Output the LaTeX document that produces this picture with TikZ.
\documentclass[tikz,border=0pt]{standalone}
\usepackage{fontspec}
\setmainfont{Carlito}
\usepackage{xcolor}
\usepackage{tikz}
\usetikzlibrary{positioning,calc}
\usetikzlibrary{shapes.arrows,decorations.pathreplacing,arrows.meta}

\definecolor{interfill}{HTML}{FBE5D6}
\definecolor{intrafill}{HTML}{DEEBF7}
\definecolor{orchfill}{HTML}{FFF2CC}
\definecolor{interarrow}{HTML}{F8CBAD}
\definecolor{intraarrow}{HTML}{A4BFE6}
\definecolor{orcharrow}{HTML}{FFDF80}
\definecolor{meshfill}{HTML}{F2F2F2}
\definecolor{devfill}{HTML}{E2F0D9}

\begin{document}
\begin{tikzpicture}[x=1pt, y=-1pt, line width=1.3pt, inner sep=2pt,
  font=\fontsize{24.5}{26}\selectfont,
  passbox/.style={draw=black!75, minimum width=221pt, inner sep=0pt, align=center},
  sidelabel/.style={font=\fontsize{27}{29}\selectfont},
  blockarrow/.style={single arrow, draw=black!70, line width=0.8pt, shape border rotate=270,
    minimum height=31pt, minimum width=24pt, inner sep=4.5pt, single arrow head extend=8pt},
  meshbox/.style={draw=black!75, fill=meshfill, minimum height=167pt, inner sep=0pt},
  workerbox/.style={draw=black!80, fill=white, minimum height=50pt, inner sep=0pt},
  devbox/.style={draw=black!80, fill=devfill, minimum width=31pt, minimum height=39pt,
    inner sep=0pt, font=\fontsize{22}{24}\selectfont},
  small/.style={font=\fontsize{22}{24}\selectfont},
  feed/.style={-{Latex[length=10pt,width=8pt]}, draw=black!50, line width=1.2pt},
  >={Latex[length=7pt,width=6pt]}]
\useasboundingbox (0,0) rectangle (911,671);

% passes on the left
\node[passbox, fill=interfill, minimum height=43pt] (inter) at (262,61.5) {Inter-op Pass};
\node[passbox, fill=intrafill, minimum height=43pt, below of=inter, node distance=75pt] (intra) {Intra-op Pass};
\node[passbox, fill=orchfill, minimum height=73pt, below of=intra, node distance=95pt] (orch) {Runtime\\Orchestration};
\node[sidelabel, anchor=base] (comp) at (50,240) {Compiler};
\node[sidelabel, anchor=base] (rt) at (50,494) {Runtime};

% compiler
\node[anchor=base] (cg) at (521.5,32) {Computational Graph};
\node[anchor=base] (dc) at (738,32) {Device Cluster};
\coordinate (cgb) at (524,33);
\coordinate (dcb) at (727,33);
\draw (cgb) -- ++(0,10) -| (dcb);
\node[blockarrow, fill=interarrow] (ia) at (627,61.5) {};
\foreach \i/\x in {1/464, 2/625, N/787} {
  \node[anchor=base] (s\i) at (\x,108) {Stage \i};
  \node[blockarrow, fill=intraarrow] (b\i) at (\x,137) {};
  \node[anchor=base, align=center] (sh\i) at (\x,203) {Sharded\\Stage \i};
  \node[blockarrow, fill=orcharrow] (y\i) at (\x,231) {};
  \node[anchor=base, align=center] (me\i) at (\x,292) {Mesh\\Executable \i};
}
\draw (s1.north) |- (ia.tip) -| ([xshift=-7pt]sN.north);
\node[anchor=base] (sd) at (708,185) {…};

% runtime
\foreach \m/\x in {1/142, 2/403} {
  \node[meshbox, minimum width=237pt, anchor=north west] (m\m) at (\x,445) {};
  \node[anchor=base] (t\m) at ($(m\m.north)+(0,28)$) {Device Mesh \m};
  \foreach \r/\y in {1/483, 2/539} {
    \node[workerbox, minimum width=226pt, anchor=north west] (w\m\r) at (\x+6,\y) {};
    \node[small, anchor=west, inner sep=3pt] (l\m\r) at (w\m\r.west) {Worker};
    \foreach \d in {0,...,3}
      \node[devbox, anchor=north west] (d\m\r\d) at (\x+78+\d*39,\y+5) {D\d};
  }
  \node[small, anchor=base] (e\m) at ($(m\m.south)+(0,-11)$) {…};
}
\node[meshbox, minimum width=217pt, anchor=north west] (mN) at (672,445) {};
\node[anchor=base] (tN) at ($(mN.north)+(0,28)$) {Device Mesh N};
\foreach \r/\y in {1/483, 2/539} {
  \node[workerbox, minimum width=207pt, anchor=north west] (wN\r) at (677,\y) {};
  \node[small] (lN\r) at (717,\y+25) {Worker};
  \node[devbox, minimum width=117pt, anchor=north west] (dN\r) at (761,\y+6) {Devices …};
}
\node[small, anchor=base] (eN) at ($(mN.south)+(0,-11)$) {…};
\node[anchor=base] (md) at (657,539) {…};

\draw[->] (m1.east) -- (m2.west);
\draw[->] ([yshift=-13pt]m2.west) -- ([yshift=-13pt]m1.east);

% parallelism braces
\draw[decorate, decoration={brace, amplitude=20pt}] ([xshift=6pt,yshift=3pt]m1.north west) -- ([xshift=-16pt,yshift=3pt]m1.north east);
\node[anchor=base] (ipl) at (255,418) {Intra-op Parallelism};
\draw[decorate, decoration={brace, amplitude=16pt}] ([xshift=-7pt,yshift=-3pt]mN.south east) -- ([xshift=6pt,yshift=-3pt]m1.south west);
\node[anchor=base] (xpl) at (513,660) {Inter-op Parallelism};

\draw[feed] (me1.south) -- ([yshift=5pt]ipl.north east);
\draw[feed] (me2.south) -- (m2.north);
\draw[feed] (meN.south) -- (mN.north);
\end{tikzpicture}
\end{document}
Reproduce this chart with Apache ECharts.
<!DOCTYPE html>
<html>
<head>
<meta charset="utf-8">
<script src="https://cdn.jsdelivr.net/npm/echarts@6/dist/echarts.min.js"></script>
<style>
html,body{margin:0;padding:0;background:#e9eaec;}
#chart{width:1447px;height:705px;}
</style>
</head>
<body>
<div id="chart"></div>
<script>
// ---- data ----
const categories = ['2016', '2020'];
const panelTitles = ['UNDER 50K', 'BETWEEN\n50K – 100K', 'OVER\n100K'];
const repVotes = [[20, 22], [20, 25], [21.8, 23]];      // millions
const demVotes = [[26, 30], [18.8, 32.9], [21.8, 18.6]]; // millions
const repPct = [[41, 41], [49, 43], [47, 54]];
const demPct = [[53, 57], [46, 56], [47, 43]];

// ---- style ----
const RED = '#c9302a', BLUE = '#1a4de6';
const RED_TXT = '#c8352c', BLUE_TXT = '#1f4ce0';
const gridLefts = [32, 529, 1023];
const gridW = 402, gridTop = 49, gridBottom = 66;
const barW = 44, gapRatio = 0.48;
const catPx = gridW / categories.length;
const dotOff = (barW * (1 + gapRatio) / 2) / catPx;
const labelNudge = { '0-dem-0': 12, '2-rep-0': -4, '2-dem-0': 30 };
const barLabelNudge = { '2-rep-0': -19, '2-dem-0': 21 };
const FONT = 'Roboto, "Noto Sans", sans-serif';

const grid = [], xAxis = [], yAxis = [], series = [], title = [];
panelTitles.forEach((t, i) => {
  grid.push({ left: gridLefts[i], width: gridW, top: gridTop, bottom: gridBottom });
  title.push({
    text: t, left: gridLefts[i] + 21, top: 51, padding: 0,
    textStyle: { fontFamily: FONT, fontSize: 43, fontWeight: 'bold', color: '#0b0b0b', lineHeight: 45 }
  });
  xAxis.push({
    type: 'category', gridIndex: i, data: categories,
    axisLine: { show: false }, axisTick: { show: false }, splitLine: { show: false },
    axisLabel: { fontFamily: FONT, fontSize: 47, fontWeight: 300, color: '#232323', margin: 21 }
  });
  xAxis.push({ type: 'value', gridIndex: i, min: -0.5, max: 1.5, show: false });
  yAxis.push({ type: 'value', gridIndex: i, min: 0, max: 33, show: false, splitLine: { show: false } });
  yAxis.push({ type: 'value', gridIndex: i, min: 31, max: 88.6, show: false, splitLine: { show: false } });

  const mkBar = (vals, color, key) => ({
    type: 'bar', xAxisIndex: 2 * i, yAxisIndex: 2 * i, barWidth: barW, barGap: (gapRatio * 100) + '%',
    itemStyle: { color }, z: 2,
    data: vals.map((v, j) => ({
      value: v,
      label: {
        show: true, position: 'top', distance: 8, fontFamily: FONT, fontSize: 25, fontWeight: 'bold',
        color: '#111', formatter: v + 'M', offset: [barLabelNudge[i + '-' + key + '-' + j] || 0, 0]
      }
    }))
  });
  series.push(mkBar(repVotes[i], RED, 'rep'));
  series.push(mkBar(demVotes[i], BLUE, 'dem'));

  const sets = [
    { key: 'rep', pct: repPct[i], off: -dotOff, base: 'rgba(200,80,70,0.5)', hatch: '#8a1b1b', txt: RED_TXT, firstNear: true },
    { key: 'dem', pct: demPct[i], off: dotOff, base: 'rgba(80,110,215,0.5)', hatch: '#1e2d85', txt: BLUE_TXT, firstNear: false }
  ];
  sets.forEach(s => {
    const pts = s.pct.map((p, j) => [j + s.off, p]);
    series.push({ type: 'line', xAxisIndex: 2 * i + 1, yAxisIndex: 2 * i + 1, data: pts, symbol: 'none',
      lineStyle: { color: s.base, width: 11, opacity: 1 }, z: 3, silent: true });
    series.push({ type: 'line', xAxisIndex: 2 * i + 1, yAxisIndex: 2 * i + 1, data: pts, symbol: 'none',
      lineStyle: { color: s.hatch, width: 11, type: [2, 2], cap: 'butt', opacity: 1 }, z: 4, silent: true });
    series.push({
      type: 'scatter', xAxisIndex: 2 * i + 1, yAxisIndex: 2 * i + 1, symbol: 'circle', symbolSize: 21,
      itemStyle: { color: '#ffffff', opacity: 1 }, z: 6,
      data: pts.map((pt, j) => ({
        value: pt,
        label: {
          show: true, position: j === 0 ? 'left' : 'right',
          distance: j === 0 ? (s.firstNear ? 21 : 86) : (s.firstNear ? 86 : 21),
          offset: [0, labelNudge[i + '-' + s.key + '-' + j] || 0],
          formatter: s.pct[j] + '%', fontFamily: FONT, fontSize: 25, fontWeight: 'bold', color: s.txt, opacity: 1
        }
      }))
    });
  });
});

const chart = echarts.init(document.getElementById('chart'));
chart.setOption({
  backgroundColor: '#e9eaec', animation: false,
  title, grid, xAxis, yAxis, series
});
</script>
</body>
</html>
--------------------------------------------------
Scan the lines for the string "this". Pick out every line that has it.

Output the LaTeX document that produces this picture with TikZ.
Reproduce this chart with Apache ECharts.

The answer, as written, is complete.